* START Recorded data *

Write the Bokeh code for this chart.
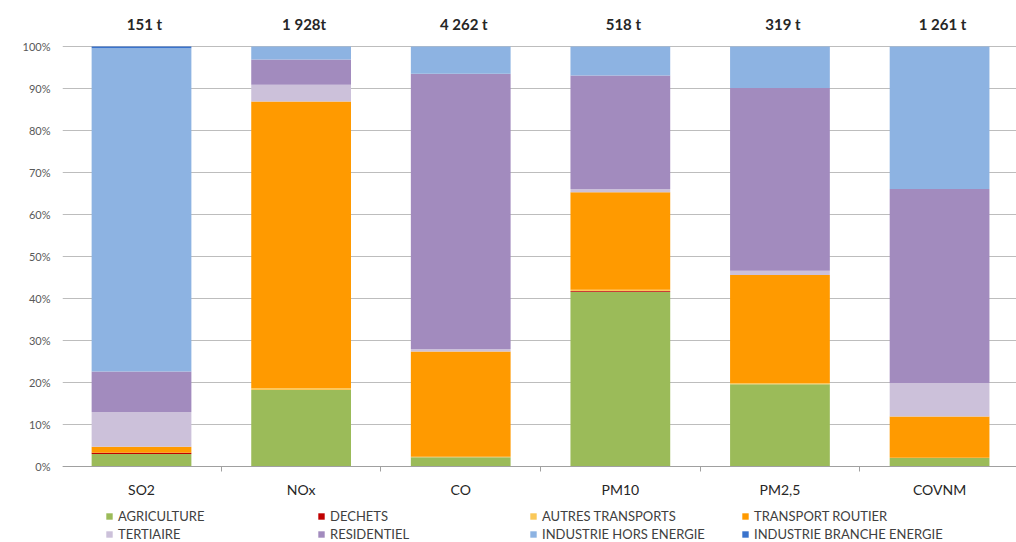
from bokeh.plotting import figure
from bokeh.models import ColumnDataSource, FixedTicker, Legend, LegendItem, Range1d
from bokeh.embed import file_html
from bokeh.resources import INLINE
from bokeh.core.properties import value

pollutants = ["SO2", "NOx", "CO", "PM10", "PM2,5", "COVNM"]
totals = ["151 t", "1 928t", "4 262 t", "518 t", "319 t", "1 261 t"]

sectors = ["AGRICULTURE", "DECHETS", "AUTRES TRANSPORTS", "TRANSPORT ROUTIER",
           "TERTIAIRE", "RESIDENTIEL", "INDUSTRIE HORS ENERGIE", "INDUSTRIE BRANCHE ENERGIE"]

agriculture = [3.0, 18.2, 2.2, 41.6, 19.6, 2.0]
dechets = [0.3, 0.0, 0.0, 0.2, 0.0, 0.0]
autres_transports = [0.0, 0.4, 0.1, 0.3, 0.2, 0.1]
transport_routier = [1.4, 68.3, 25.1, 23.2, 25.8, 9.8]
tertiaire = [8.3, 4.0, 0.6, 0.8, 1.0, 8.0]
residentiel = [9.6, 6.0, 65.5, 27.0, 43.5, 46.2]
industrie_hors_energie = [77.0, 3.1, 6.5, 6.9, 9.9, 33.9]
industrie_branche_energie = [0.4, 0.0, 0.0, 0.0, 0.0, 0.0]

colors = ["#9BBB59", "#C00000", "#FAC858", "#FF9A00",
          "#CCC1DA", "#A28BBE", "#8DB3E2", "#3A73CC"]

y_ticks = [0, 10, 20, 30, 40, 50, 60, 70, 80, 90, 100]

keys = ["agri", "dech", "autr", "trou", "tert", "resi", "ihe", "ibe"]
xs = list(range(len(pollutants)))
src = ColumnDataSource(dict(
    x=xs,
    agri=agriculture, dech=dechets, autr=autres_transports, trou=transport_routier,
    tert=tertiaire, resi=residentiel, ihe=industrie_hors_energie, ibe=industrie_branche_energie,
))

p = figure(width=1016, height=542, output_backend="svg", toolbar_location=None,
           x_range=Range1d(-0.495, 5.482), y_range=Range1d(-18.1, 108.1),
           min_border_left=62, min_border_right=0, min_border_top=12, min_border_bottom=0)
p.outline_line_color = None
p.background_fill_color = "white"

renderers = p.vbar_stack(keys, x="x", width=0.625, color=colors, line_color=None, source=src)

# y axis
p.yaxis.ticker = FixedTicker(ticks=y_ticks)
p.yaxis.major_label_overrides = {t: f"{t}%" for t in y_ticks}
p.yaxis.axis_line_color = None
p.yaxis.major_tick_line_color = None
p.yaxis.minor_tick_line_color = None
p.yaxis.major_tick_out = 0
p.yaxis.major_label_standoff = 12
p.yaxis.major_label_text_font = "Lato"
p.yaxis.major_label_text_font_size = "11px"
p.yaxis.major_label_text_color = "#595959"
p.ygrid.grid_line_color = "#BDBDBD"
p.xgrid.visible = False

# x axis, pinned at 0 %
p.xaxis.fixed_location = 0
p.xaxis.ticker = FixedTicker(ticks=xs, minor_ticks=[i - 0.5 for i in range(len(pollutants) + 1)])
p.xaxis.major_label_overrides = {i: n for i, n in enumerate(pollutants)}
p.xaxis.axis_line_color = "#A0A0A0"
p.xaxis.major_tick_line_color = None
p.xaxis.major_tick_out = 0
p.xaxis.major_tick_in = 0
p.xaxis.minor_tick_line_color = "#A0A0A0"
p.xaxis.minor_tick_out = 5
p.xaxis.minor_tick_in = 0
p.xaxis.major_label_standoff = 10
p.xaxis.major_label_text_font = "Lato"
p.xaxis.major_label_text_font_size = "14px"
p.xaxis.major_label_text_color = "#262626"

# totals above bars
lab_src = ColumnDataSource(dict(x=xs, y=[105.4] * len(xs), t=totals))
p.text(x="x", y="y", text="t", source=lab_src, text_align="center", text_baseline="middle",
       x_offset=3, text_font=value("Lato"), text_font_style="bold", text_font_size="15px",
       text_color="#262626")

legend = Legend(items=[LegendItem(label=s, renderers=[r]) for s, r in zip(sectors, renderers)],
                ncols=4, orientation="horizontal", location=(43, -1),
                glyph_width=8, glyph_height=8, label_standoff=5, label_width=199,
                label_height=18, spacing=0, padding=0, margin=0,
                border_line_color=None, background_fill_alpha=0,
                label_text_font="Lato", label_text_font_size="13px", label_text_color="#404040")
p.add_layout(legend, "center")

open("out.html", "w").write(file_html(p, INLINE))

* END Recorded data *

The request:
Print out the material word for word, omitting the pictures.

Result below:
Write the Bokeh code for this chart.
from bokeh.plotting import figure
from bokeh.models import ColumnDataSource, FixedTicker, Legend, LegendItem, Range1d
from bokeh.embed import file_html
from bokeh.resources import INLINE
from bokeh.core.properties import value

pollutants = ["SO2", "NOx", "CO", "PM10", "PM2,5", "COVNM"]
totals = ["151 t", "1 928t", "4 262 t", "518 t", "319 t", "1 261 t"]

sectors = ["AGRICULTURE", "DECHETS", "AUTRES TRANSPORTS", "TRANSPORT ROUTIER",
           "TERTIAIRE", "RESIDENTIEL", "INDUSTRIE HORS ENERGIE", "INDUSTRIE BRANCHE ENERGIE"]

agriculture = [3.0, 18.2, 2.2, 41.6, 19.6, 2.0]
dechets = [0.3, 0.0, 0.0, 0.2, 0.0, 0.0]
autres_transports = [0.0, 0.4, 0.1, 0.3, 0.2, 0.1]
transport_routier = [1.4, 68.3, 25.1, 23.2, 25.8, 9.8]
tertiaire = [8.3, 4.0, 0.6, 0.8, 1.0, 8.0]
residentiel = [9.6, 6.0, 65.5, 27.0, 43.5, 46.2]
industrie_hors_energie = [77.0, 3.1, 6.5, 6.9, 9.9, 33.9]
industrie_branche_energie = [0.4, 0.0, 0.0, 0.0, 0.0, 0.0]

colors = ["#9BBB59", "#C00000", "#FAC858", "#FF9A00",
          "#CCC1DA", "#A28BBE", "#8DB3E2", "#3A73CC"]

y_ticks = [0, 10, 20, 30, 40, 50, 60, 70, 80, 90, 100]

keys = ["agri", "dech", "autr", "trou", "tert", "resi", "ihe", "ibe"]
xs = list(range(len(pollutants)))
src = ColumnDataSource(dict(
    x=xs,
    agri=agriculture, dech=dechets, autr=autres_transports, trou=transport_routier,
    tert=tertiaire, resi=residentiel, ihe=industrie_hors_energie, ibe=industrie_branche_energie,
))

p = figure(width=1016, height=542, output_backend="svg", toolbar_location=None,
           x_range=Range1d(-0.495, 5.482), y_range=Range1d(-18.1, 108.1),
           min_border_left=62, min_border_right=0, min_border_top=12, min_border_bottom=0)
p.outline_line_color = None
p.background_fill_color = "white"

renderers = p.vbar_stack(keys, x="x", width=0.625, color=colors, line_color=None, source=src)

# y axis
p.yaxis.ticker = FixedTicker(ticks=y_ticks)
p.yaxis.major_label_overrides = {t: f"{t}%" for t in y_ticks}
p.yaxis.axis_line_color = None
p.yaxis.major_tick_line_color = None
p.yaxis.minor_tick_line_color = None
p.yaxis.major_tick_out = 0
p.yaxis.major_label_standoff = 12
p.yaxis.major_label_text_font = "Lato"
p.yaxis.major_label_text_font_size = "11px"
p.yaxis.major_label_text_color = "#595959"
p.ygrid.grid_line_color = "#BDBDBD"
p.xgrid.visible = False

# x axis, pinned at 0 %
p.xaxis.fixed_location = 0
p.xaxis.ticker = FixedTicker(ticks=xs, minor_ticks=[i - 0.5 for i in range(len(pollutants) + 1)])
p.xaxis.major_label_overrides = {i: n for i, n in enumerate(pollutants)}
p.xaxis.axis_line_color = "#A0A0A0"
p.xaxis.major_tick_line_color = None
p.xaxis.major_tick_out = 0
p.xaxis.major_tick_in = 0
p.xaxis.minor_tick_line_color = "#A0A0A0"
p.xaxis.minor_tick_out = 5
p.xaxis.minor_tick_in = 0
p.xaxis.major_label_standoff = 10
p.xaxis.major_label_text_font = "Lato"
p.xaxis.major_label_text_font_size = "14px"
p.xaxis.major_label_text_color = "#262626"

# totals above bars
lab_src = ColumnDataSource(dict(x=xs, y=[105.4] * len(xs), t=totals))
p.text(x="x", y="y", text="t", source=lab_src, text_align="center", text_baseline="middle",
       x_offset=3, text_font=value("Lato"), text_font_style="bold", text_font_size="15px",
       text_color="#262626")

legend = Legend(items=[LegendItem(label=s, renderers=[r]) for s, r in zip(sectors, renderers)],
                ncols=4, orientation="horizontal", location=(43, -1),
                glyph_width=8, glyph_height=8, label_standoff=5, label_width=199,
                label_height=18, spacing=0, padding=0, margin=0,
                border_line_color=None, background_fill_alpha=0,
                label_text_font="Lato", label_text_font_size="13px", label_text_color="#404040")
p.add_layout(legend, "center")

open("out.html", "w").write(file_html(p, INLINE))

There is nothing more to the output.